To: dybdahl who wrote (63214)11/21/2001 2:34:10 PM
From: John A. Stoops  Respond to of 74651
 
Just saw this press release..

Company announces that executive vice president and general counsel William H. Neukom will step down at the end of this fiscal year, after 22 years at the helm of the company's legal, government affairs and philanthropic activities.

John



To: dybdahl who wrote (63214)11/21/2001 3:30:02 PM
From: David Howe  Read Replies (1) | Respond to of 74651
 
Lars makes a very important point.

<< I believe that most software delivered by Microsoft today behaves pretty well in this regard. But since Windows is a platform for many software vendors, the problem won't disappear soon. >>

Charles, Because SO many application run on Windows there is a greater chance of instability. No doubt SUNW software is "more stable" since there are very few applications that run on that platform

<g>

Dave



To: dybdahl who wrote (63214)11/21/2001 4:28:28 PM
From: QwikSand  Read Replies (1) | Respond to of 74651
 
- Use NTFS file system. Unavailable in the Home edition, unfortunately, this makes the computer more stable if somebody cuts power while writing to the harddisk.

Actually, this is false. The 650Mhz Dell Inspiron 5000 laptop in my briefcase, which upgraded effortlessly to XP Home Edition from Windows ME even though Dell disavows support for XP on that machine and advises against the upgrade, has only 2 disk partitions on its 20GB hard drive, both of which are NTFS (one with 512-byte clusters, the other with 2k clusters).

The conversion to NTFS is neither done by default during the upgrade nor offered as an option.
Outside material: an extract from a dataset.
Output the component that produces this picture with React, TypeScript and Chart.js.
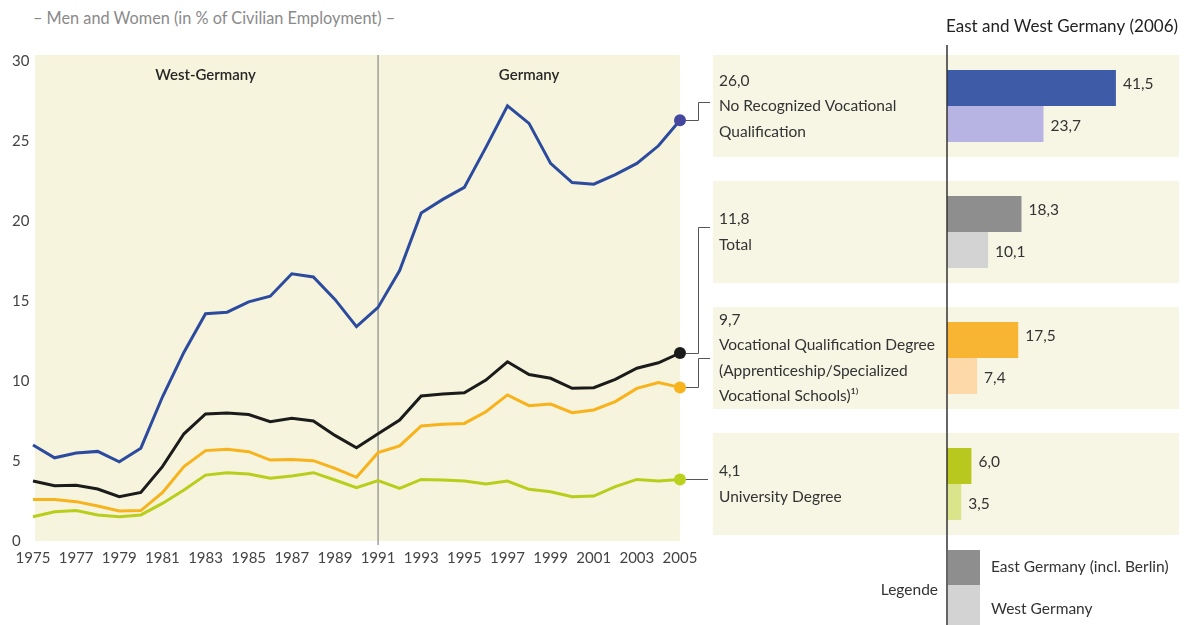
import React, { useEffect, useRef } from "react";
import { Chart, registerables } from "chart.js";

Chart.register(...registerables);

// ---------------- DATA ----------------
const years = [
  "1975", "1976", "1977", "1978", "1979", "1980", "1981", "1982", "1983", "1984",
  "1985", "1986", "1987", "1988", "1989", "1990", "1991", "1992", "1993", "1994",
  "1995", "1996", "1997", "1998", "1999", "2000", "2001", "2002", "2003", "2004", "2005",
];

const noQualification = [
  6.0, 5.2, 5.5, 5.6, 4.95, 5.8, 9.0, 11.8, 14.2, 14.3,
  14.95, 15.3, 16.7, 16.5, 15.1, 13.4, 14.6, 16.9, 20.5, 21.35,
  22.1, 24.6, 27.2, 26.1, 23.6, 22.4, 22.3, 22.9, 23.6, 24.7, 26.3,
];
const totalRate = [
  3.75, 3.46, 3.48, 3.25, 2.77, 3.04, 4.65, 6.7, 7.94, 8.0,
  7.9, 7.46, 7.67, 7.5, 6.6, 5.83, 6.7, 7.56, 9.06, 9.19,
  9.27, 10.06, 11.2, 10.4, 10.17, 9.54, 9.58, 10.1, 10.8, 11.14, 11.75,
];
const vocational = [
  2.6, 2.6, 2.46, 2.19, 1.88, 1.9, 3.02, 4.65, 5.65, 5.73,
  5.58, 5.06, 5.1, 5.02, 4.54, 3.98, 5.52, 5.94, 7.19, 7.29,
  7.35, 8.08, 9.13, 8.46, 8.56, 8.02, 8.19, 8.71, 9.54, 9.9, 9.6,
];
const university = [
  1.52, 1.83, 1.9, 1.63, 1.52, 1.63, 2.35, 3.19, 4.12, 4.27,
  4.19, 3.92, 4.06, 4.27, 3.81, 3.33, 3.77, 3.29, 3.85, 3.81,
  3.75, 3.56, 3.75, 3.23, 3.08, 2.77, 2.81, 3.4, 3.85, 3.75, 3.85,
];

const yTickValues = [0, 5, 10, 15, 20, 25, 30];
const periodLabels = ["West-Germany", "Germany"];
const periodCenterYears = ["1983", "1998"];
const reunificationYear = "1991";

const categories = [
  "No Recognized Vocational Qualification",
  "Total",
  "Vocational Qualification Degree (Apprenticeship/Specialized Vocational Schools)¹⁾",
  "University Degree",
];
const categoryLines = [
  ["No Recognized Vocational", "Qualification"],
  ["Total"],
  ["Vocational Qualification Degree", "(Apprenticeship/Specialized", "Vocational Schools)¹⁾"],
  ["University Degree"],
];
const values2005 = [26.0, 11.8, 9.7, 4.1];
const east2006 = [41.5, 18.3, 17.5, 6.0];
const west2006 = [23.7, 10.1, 7.4, 3.5];

const subtitle = "– Men and Women (in % of Civilian Employment) –";
const barTitle = "East and West Germany (2006)";
const legendTitle = "Legende";
const eastLabel = "East Germany (incl. Berlin)";
const westLabel = "West Germany";

// ---------------- STYLE ----------------
const FONT = "Lato, 'Open Sans', sans-serif";
const lineColors = ["#2C4B9E", "#1B1B1B", "#F8B21C", "#B8CE1B"];
const dotColors = ["#45479F", "#1B1B1B", "#F8B41E", "#BAD21E"];
const eastColors = ["#3E5BA8", "#8E8E8E", "#F8B534", "#B9C81E"];
const westColors = ["#B7B4E4", "#D3D3D3", "#FDD9A9", "#DAE48A"];
const plotBg = "#F6F4DC";
const bandBg = "#F7F6E4";
const textColor = "#333333";
const connectorTargetY = [102, 227, 358, null];

const fmt = (v: number) => v.toFixed(1).replace(".", ",");

export default function App() {
  const lineRef = useRef<HTMLCanvasElement>(null);
  const barRef = useRef<HTMLCanvasElement>(null);

  useEffect(() => {
    document.body.style.margin = "0";
    Chart.defaults.font.family = FONT;

    const series = [noQualification, totalRate, vocational, university];

    const linePlugin = {
      id: "lineDecor",
      beforeDatasetsDraw(chart: any) {
        const { ctx, chartArea, scales } = chart;
        ctx.save();
        ctx.fillStyle = plotBg;
        ctx.fillRect(chartArea.left + 2, chartArea.top - 6, chartArea.right - chartArea.left - 2, chartArea.bottom - chartArea.top + 6);
        const vx = scales.x.getPixelForValue(years.indexOf(reunificationYear));
        ctx.strokeStyle = "#8a8a8a";
        ctx.lineWidth = 1.2;
        ctx.beginPath();
        ctx.moveTo(vx, chartArea.top - 6);
        ctx.lineTo(vx, chartArea.bottom + 4);
        ctx.stroke();
        ctx.fillStyle = "#262626";
        ctx.font = `600 15px ${FONT}`;
        ctx.textAlign = "center";
        ctx.textBaseline = "middle";
        periodLabels.forEach((t, i) => {
          const px = scales.x.getPixelForValue(years.indexOf(periodCenterYears[i]));
          ctx.fillText(t, px, chartArea.top + 14);
        });
        ctx.restore();
      },
      afterDatasetsDraw(chart: any) {
        const { ctx, chartArea } = chart;
        ctx.save();
        ctx.strokeStyle = "#555";
        ctx.lineWidth = 1;
        chart.data.datasets.forEach((_: any, i: number) => {
          const meta = chart.getDatasetMeta(i);
          const pt = meta.data[meta.data.length - 1];
          const bx = chartArea.right + 18;
          const ex = chartArea.right + 30;
          ctx.beginPath();
          ctx.moveTo(pt.x + 6, Math.round(pt.y) + 0.5);
          const ty = connectorTargetY[i];
          if (ty === null) {
            ctx.lineTo(ex - 2, Math.round(pt.y) + 0.5);
          } else {
            ctx.lineTo(bx + 0.5, Math.round(pt.y) + 0.5);
            ctx.lineTo(bx + 0.5, ty + 0.5);
            ctx.lineTo(ex, ty + 0.5);
          }
          ctx.stroke();
        });
        ctx.restore();
      },
    };

    const lc = new Chart(lineRef.current!, {
      type: "line",
      data: {
        labels: years,
        datasets: series.map((d, i) => ({
          label: categories[i],
          data: d,
          borderColor: lineColors[i],
          borderWidth: 3,
          tension: 0,
          fill: false,
          pointRadius: d.map((_, j) => (j === d.length - 1 ? 6 : 0)),
          pointBackgroundColor: dotColors[i],
          pointBorderWidth: 0,
        })),
      },
      options: {
        responsive: false,
        animation: false,
        layout: { padding: { top: 61, right: 32, left: 12, bottom: 0 } },
        plugins: { legend: { display: false }, tooltip: { enabled: false } },
        scales: {
          x: {
            type: "category",
            grid: { display: false, drawTicks: false },
            border: { display: false },
            ticks: {
              autoSkip: false,
              maxRotation: 0,
              padding: 8,
              color: "#444",
              font: { size: 15 },
              callback: (_v: any, i: number) => (i % 2 === 0 ? years[i] : ""),
            },
            afterFit: (s: any) => { s.height = 39; },
          },
          y: {
            min: 0,
            max: 30,
            afterBuildTicks: (s: any) => { s.ticks = yTickValues.map((v) => ({ value: v })); },
            ticks: { crossAlign: "far", color: "#444", font: { size: 15 } },
            grid: { display: false, drawTicks: false },
            border: { display: false },
            afterFit: (s: any) => { s.width = 21; },
          },
        },
      } as any,
      plugins: [linePlugin],
    });

    const barPlugin = {
      id: "barDecor",
      beforeDatasetsDraw(chart: any) {
        const { ctx, chartArea, scales } = chart;
        ctx.save();
        categories.forEach((_, i) => {
          const yc = scales.y.getPixelForValue(i);
          ctx.fillStyle = bandBg;
          ctx.fillRect(13, yc - 51, chartArea.right - 13, 102);
          ctx.fillStyle = textColor;
          ctx.font = `15.5px ${FONT}`;
          ctx.textAlign = "left";
          ctx.textBaseline = "middle";
          const lines = [fmt(values2005[i]), ...categoryLines[i]];
          const lh = 25.5;
          lines.forEach((t, k) => {
            ctx.fillText(t, 19, yc + (k - (lines.length - 1) / 2) * lh);
          });
        });
        // title
        ctx.fillStyle = "#222";
        ctx.font = `17px ${FONT}`;
        ctx.textAlign = "left";
        ctx.textBaseline = "middle";
        ctx.fillText(barTitle, scales.x.getPixelForValue(0) - 1, 27);
        ctx.restore();
      },
      afterDatasetsDraw(chart: any) {
        const { ctx, scales } = chart;
        const ax = scales.x.getPixelForValue(0);
        ctx.save();
        // value labels
        ctx.fillStyle = textColor;
        ctx.font = `15.5px ${FONT}`;
        ctx.textAlign = "left";
        ctx.textBaseline = "middle";
        chart.data.datasets.forEach((ds: any, di: number) => {
          const meta = chart.getDatasetMeta(di);
          meta.data.forEach((el: any, j: number) => {
            ctx.fillText(fmt(ds.data[j]), el.x + 7, el.y + (di === 0 ? -4 : 2));
          });
        });
        // legend
        ctx.fillStyle = eastColors[1];
        ctx.fillRect(ax + 1, 550, 32, 35);
        ctx.fillStyle = westColors[1];
        ctx.fillRect(ax + 1, 585, 32, 40);
        ctx.fillStyle = textColor;
        ctx.fillText(eastLabel, ax + 44, 567);
        ctx.fillText(westLabel, ax + 44, 609);
        ctx.textAlign = "right";
        ctx.fillText(legendTitle, ax - 9, 590);
        // axis line
        ctx.strokeStyle = "#333";
        ctx.lineWidth = 1.5;
        ctx.beginPath();
        ctx.moveTo(ax, 45);
        ctx.lineTo(ax, chart.height);
        ctx.stroke();
        ctx.restore();
      },
    };

    const bc = new Chart(barRef.current!, {
      type: "bar",
      data: {
        labels: categories,
        datasets: [
          { label: eastLabel, data: east2006, backgroundColor: eastColors, categoryPercentage: 72 / 126, barPercentage: 1 },
          { label: westLabel, data: west2006, backgroundColor: westColors, categoryPercentage: 72 / 126, barPercentage: 1 },
        ],
      },
      options: {
        indexAxis: "y",
        responsive: false,
        animation: false,
        layout: { padding: { top: 43, bottom: 78, left: 247, right: 8 } },
        plugins: { legend: { display: false }, tooltip: { enabled: false } },
        scales: {
          x: { type: "linear", min: 0, max: 57, display: false },
          y: { type: "category", display: false },
        },
      } as any,
      plugins: [barPlugin],
    });

    return () => {
      lc.destroy();
      bc.destroy();
    };
  }, []);

  return (
    <div style={{ position: "relative", width: 1187, height: 625, background: "#fff", fontFamily: FONT, overflow: "hidden" }}>
      <div style={{ position: "absolute", left: 33, top: 8, fontSize: 16.3, color: "#8a8a8a", whiteSpace: "nowrap", lineHeight: "20px" }}>
        {subtitle}
      </div>
      <canvas ref={lineRef} width={712} height={580} style={{ position: "absolute", left: 0, top: 0 }} />
      <canvas ref={barRef} width={487} height={625} style={{ position: "absolute", left: 700, top: 0 }} />
    </div>
  );
}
To do it, you have to run the barely-documented "convert" program, which is installed with XP home edition. The "convert" program is sort of a cripple, and if you want bigger-than-512-byte clusters you have to back up, format the partition for NTFS with specified cluster size, and restore, etc. It's all something most home users won't know about, won't want to know about, and shouldn't try. But it is possible--even easy--for knowledgable users.